Kimse kusra bakmasın, aradan belirli bir zaman geçtikten sonra, bugün vicdanları sızlatan Yenidoğan çetesi, sahte diplomalar, elektronik imzaların kopyalanması, orman yangınlarında hayatını kaybeden işçilerimiz, metan gazından zehirlenerek şehit olan askerlerimiz ülkenin siyasî ve ekonomik gündemi değiştikçe unutulup gidecek! Önümüzdeki günlerde sun'i bir gündemle dikkatler başka yere çekilip sahte diploma skandalı unutturulmaya çalışılırsa hiç şaşırmayın.
Bugün olup bitenlere tepki göstermeyen insanların, yarın köprüyü sel aldıktan sonra "Ne olacak bu memletin hali?" diye bir kenarda sessiz sessiz ağladıklarına inşallah şahitlik etmezsiniz. İçiniz burkularak "Keşke bunlar olmasaydı, çok yazık!" demenizi temenni etmem. Atı alan o vakte kadar inşallah Üsküdar'ı geçmez. Allah korusun, eğer bunlar gerçekleşirse son pişmanlık kimseye fayda vermez!

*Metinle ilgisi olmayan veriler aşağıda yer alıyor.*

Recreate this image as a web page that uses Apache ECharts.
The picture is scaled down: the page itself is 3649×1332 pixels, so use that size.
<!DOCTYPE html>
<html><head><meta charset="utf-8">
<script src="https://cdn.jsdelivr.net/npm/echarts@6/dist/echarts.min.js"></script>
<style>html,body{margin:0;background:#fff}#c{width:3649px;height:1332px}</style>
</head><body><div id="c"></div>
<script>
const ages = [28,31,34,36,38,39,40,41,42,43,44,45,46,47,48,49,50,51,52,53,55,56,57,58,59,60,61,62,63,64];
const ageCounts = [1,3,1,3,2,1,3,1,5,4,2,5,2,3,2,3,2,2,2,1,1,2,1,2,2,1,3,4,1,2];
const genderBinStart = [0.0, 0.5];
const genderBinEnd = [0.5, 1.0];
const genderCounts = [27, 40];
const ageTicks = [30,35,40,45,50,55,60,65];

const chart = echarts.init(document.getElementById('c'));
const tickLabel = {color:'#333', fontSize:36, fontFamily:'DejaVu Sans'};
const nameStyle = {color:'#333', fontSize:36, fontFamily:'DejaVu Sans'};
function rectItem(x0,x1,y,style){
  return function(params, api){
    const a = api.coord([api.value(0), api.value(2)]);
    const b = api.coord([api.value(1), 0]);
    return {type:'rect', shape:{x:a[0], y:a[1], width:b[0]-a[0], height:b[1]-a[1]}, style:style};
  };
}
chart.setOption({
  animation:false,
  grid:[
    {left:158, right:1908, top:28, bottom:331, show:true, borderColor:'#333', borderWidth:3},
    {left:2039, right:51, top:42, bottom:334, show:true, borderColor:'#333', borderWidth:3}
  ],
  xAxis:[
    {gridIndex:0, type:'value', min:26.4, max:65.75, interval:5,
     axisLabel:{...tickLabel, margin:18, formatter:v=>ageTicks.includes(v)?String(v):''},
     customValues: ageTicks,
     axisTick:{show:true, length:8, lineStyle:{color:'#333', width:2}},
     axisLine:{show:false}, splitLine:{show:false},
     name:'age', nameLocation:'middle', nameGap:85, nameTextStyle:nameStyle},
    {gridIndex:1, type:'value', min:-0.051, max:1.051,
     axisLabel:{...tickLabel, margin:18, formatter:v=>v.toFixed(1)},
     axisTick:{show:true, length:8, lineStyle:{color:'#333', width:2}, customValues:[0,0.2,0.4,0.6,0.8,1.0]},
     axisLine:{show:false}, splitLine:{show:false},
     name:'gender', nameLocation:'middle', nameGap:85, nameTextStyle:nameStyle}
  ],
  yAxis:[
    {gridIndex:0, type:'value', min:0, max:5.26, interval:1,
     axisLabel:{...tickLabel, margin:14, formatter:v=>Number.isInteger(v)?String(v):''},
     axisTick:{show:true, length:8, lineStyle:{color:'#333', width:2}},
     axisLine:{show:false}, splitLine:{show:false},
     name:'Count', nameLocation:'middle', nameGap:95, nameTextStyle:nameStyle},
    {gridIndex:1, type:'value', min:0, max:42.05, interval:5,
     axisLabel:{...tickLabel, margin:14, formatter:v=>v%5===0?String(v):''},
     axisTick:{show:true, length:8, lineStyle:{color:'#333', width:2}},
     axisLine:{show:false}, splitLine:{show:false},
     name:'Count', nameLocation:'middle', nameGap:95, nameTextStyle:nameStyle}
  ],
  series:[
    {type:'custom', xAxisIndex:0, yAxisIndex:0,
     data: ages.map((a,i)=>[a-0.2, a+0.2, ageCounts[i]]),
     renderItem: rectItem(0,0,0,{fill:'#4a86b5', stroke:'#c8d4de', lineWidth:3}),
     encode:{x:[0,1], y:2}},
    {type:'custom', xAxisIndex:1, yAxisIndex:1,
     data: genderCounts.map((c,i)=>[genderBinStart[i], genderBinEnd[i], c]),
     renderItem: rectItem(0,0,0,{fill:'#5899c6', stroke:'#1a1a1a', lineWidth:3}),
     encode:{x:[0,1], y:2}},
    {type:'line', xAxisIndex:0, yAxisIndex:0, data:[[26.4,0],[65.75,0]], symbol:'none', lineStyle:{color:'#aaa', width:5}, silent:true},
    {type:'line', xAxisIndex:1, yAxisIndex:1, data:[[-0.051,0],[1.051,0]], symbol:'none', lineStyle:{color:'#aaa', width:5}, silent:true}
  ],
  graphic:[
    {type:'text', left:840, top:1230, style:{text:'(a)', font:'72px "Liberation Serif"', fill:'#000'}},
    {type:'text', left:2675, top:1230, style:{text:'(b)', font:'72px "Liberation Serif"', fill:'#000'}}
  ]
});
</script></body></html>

Ünlü iktisatçı Keynes, "Uzun zaman enflasyonla yaşamış uluslar, ahlâkî ve kültürel yozlaşmanın esiri olurlar." diyor. Toplumun kılcal damarlarını saran bu çürümüşlüğün en tehlikeli olgusu, bunca yolsuzluğun, haksızlığın, torpilin, sahteciliğin ve kimliksizliğin müktesep hak olarak görülmeye başlanmasıdır. Bu kaotik ortamda, şuursuz kitlelerin savrukluğundan yararlanılarak millî kimliğin inkârı ve kozmopolit şehirlerin inşası gerçekleştirilmek isteniyor.
Piyasanın muhafazakâr-pragmatik siyasetçilerinden biri: "Talih bize güldü. Eğer size gülseydi bizim yararlandıklarımızdan siz yararlanacaktınız." demişti. Bu zat-ı muhterem, memleket idaresini herhalde milli piyango biletine çıkan büyük ikramiye zannediyor!
Kürsülerde haktan, hukuktan, eşitliklkten, adaletten, demokrasiden nutuklar çekeceksin, seçildikten sonra imtiyazlı olmanın keyfini süreceksin! Ne güzel memleket değil mi?!
Sevgili dostlar, şartlar ne olursa olsun, sakın umutsuzluğa kapılmayın. Devlet ve milletimiz bu tür yozlaşma ve çürümüşlükten ancak dip yapıp çıkarak kurtulabilir. Bunun faturası belki çok ağır olabilir; ama bedeli ağır olsa da buna katlanmaya mecburuz. Önemli olan devlet ve milletimizin sonsuza kadar var olmasıdır. İşte bütün mesele bu! Kalın sağlıcakla.